Problem Statement
Background
Over the past few years OnBuy has grown revenue rapidly. That growth brought:
- More sellers
- More customers
- Tens of millions of additional products
- Higher delivery cadence for new features
- Increased traffic
- Expanded engineering team
This growth made it harder to write, ship, run, and observe our systems. To cope, we scaled infrastructure without proportional observability or automation, which increased cloud spend.

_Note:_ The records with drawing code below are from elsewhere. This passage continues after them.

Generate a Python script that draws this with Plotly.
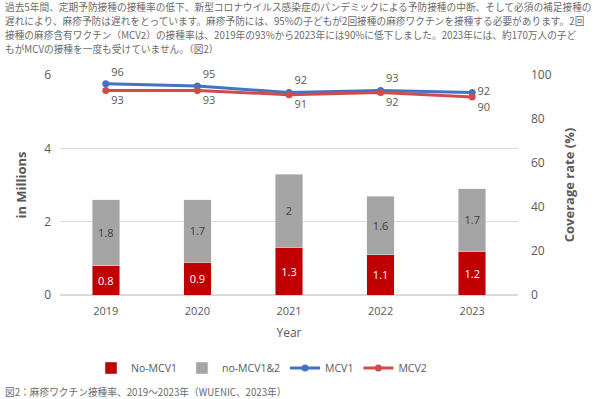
import plotly.graph_objects as go

years = ["2019", "2020", "2021", "2022", "2023"]
no_mcv1 = [0.8, 0.9, 1.3, 1.1, 1.2]
no_mcv12 = [1.8, 1.7, 2.0, 1.6, 1.7]
mcv1 = [96, 95, 92, 93, 92]
mcv2 = [93, 93, 91, 92, 90]

intro_lines = [
    "過去5年間、定期予防接種の接種率の低下、新型コロナウイルス感染症のパンデミックによる予防接種の中断、そして必須の補足接種の",
    "遅れにより、麻疹予防は遅れをとっています。麻疹予防には、95%の子どもが2回接種の麻疹ワクチンを接種する必要があります。2回",
    "接種の麻疹含有ワクチン（MCV2）の接種率は、2019年の93%から2023年には90%に低下しました。2023年には、約170万人の子ど",
    "もがMCVの接種を一度も受けていません。（図2）",
]
caption = "図2：麻疹ワクチン接種率、2019～2023年（WUENIC、2023年）"

font = "Open Sans, Noto Sans CJK JP, sans-serif"
jp_font = "Noto Sans CJK JP, sans-serif"
gray_txt = "#595959"

L, R, T, B = 60, 82, 75, 104
W, H = 600, 399
pw, ph = W - L - R, H - T - B

fig = go.Figure()
fig.add_trace(go.Bar(x=years, y=no_mcv1, name="No-MCV1", marker_color="#C00000",
                     text=[str(v) for v in no_mcv1], textposition="inside", insidetextanchor="middle",
                     textfont=dict(color="white", size=11)))
fig.add_trace(go.Bar(x=years, y=no_mcv12, name="no-MCV1&2", marker_color="#A5A5A5",
                     text=[f"{v:g}" for v in no_mcv12], textposition="inside", insidetextanchor="middle",
                     textfont=dict(color="#404040", size=11)))
fig.add_trace(go.Scatter(x=years, y=mcv1, name="MCV1", yaxis="y2", mode="lines+markers+text",
                         line=dict(color="#4472C4", width=3), marker=dict(size=7, color="#4472C4"),
                         text=[str(v) for v in mcv1], cliponaxis=False,
                         textposition=["top right", "top right", "top right", "top right", "middle right"],
                         textfont=dict(color=gray_txt, size=11)))
fig.add_trace(go.Scatter(x=years, y=mcv2, name="MCV2", yaxis="y2", mode="lines+markers+text",
                         line=dict(color="#D24B4B", width=3), marker=dict(size=7, color="#D24B4B"),
                         text=[str(v) for v in mcv2], cliponaxis=False,
                         textposition="bottom right",
                         textfont=dict(color=gray_txt, size=11)))

annotations = []
for i, line in enumerate(intro_lines):
    annotations.append(dict(text=line, xref="paper", yref="paper",
                            x=-(L - 3) / pw, y=1 + (T - (7 + 14 * i)) / ph,
                            xanchor="left", yanchor="middle", showarrow=False, align="left",
                            font=dict(size=9.7, color="#6b6b6b", family=jp_font)))
annotations.append(dict(text=caption, xref="paper", yref="paper",
                        x=-(L - 3) / pw, y=-(392 - (H - B)) / ph,
                        xanchor="left", yanchor="middle", showarrow=False,
                        font=dict(size=9.7, color="#6b6b6b", family=jp_font)))

fig.update_layout(
    width=W, height=H, barmode="stack", bargap=0.7,
    paper_bgcolor="white", plot_bgcolor="white",
    font=dict(family=font, color=gray_txt, size=12),
    margin=dict(l=L, r=R, t=T, b=B, autoexpand=False),
    xaxis=dict(title=dict(text="Year", font=dict(size=12, color=gray_txt), standoff=11),
               showgrid=False, showline=False, ticks="", tickfont=dict(size=11),
               ticklabelstandoff=8),
    yaxis=dict(title=dict(text="<b>in Millions</b>", font=dict(size=13, color=gray_txt), standoff=14),
               range=[0, 6], dtick=2, gridcolor="#D9D9D9", zeroline=True, zerolinecolor="#D9D9D9",
               showline=False, tickfont=dict(size=12), ticklabelstandoff=8),
    yaxis2=dict(title=dict(text="<b>Coverage rate (%)</b>", font=dict(size=13, color=gray_txt), standoff=14),
                range=[0, 100], dtick=20, overlaying="y", side="right", showgrid=False,
                zeroline=False, tickfont=dict(size=12), ticklabelstandoff=12),
    legend=dict(orientation="h", x=0.44, xanchor="center", yref="container", y=1 - 368 / H,
                yanchor="middle", font=dict(size=10.5, color=gray_txt), traceorder="normal",
                itemwidth=30),
    annotations=annotations,
)
fig.write_html("out.html", config={"displayModeBar": False},
               post_script="document.body.style.margin='0';document.body.style.padding='0';")
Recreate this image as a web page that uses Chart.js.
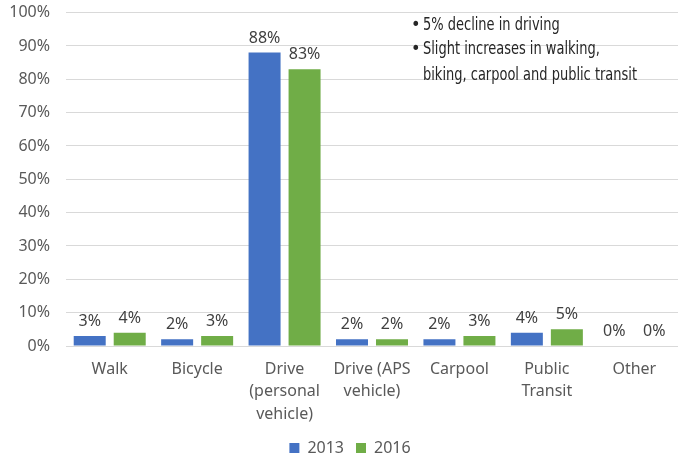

We now need to: Reduce costs, improve stability and performance, and increase observability—while improving developer experience.
Problem Definition
Current Deployment Model
Today we deploy to VM groups managed by the DevOps team:
- CI/CD: GitLab CI/CD + php-deploy
- Deployment Pattern: ~45-minute big-bang deploy across frontend, backend, and workers
- Issues:
- Undesired changes are hard to detect
- Rollbacks are slow, often impacting availability
- Limited observability
- Reactive issue identification (queue growth, DB pressure, degraded SLIs)
- No proactive SLOs
Infrastructure Limitations
- Static Infrastructure: Hand-managed, no autoscaling
- No Orchestrated Scheduling: Manual resource allocation
- Cost Impact: Higher costs due to poor elasticity
- Scale Mismatch: Current model isn't fit for our scale
Current State (Baseline)
Cloud Costs
- Monthly cloud costs: £200k
DORA Metrics (Baseline)
| Metric | Current Value | Notes |
|---|---|---|
| Deployment Frequency | ~1/day | Big-bang deployments |
| Lead Time for Changes | ~1 day | To confirm |
| Change Failure Rate (CFR) | Unknown | Needs instrumentation |
| MTTR (Mean Time to Recovery) | ~1 hour | To confirm |
Top-Level SLO Candidates (Current SLIs)
| Metric | Current Value | Target |
|---|---|---|
| P95 Response Time (core buyer flows) | Average 250ms, P99 700ms | TBD |
| Availability (core buyer flows) | 98.??% | Confirm via synthetic + logs |
| Error Rate (HTTP 5xx) | 2% | TBD |
Action: Instrument week-1 baselines from GitLab, deploy logs, load balancer logs, and existing dashboards.
Why Change?
The current infrastructure model has reached its limits:
- Deployment Risk: Big-bang deployments increase blast radius
- Cost Inefficiency: Static infrastructure leads to over-provisioning
- Limited Visibility: Reactive monitoring means issues are discovered too late
- Developer Friction: Manual processes slow down feature delivery
- Scalability: Current model doesn't scale with our growth trajectory
Proposed Approach
Build an Internal Developer Platform on Kubernetes that enables teams to:
- Build, ship, and run services with observability, alerting, autoscaling, and security built in
- Self-serve deployments by default
- Deploy via GitOps (Git-based workflows)
- Use progressive delivery for safer rollouts
- Scale automatically based on demand
The DevOps/Platform team will productise this experience, making it easy for teams to adopt.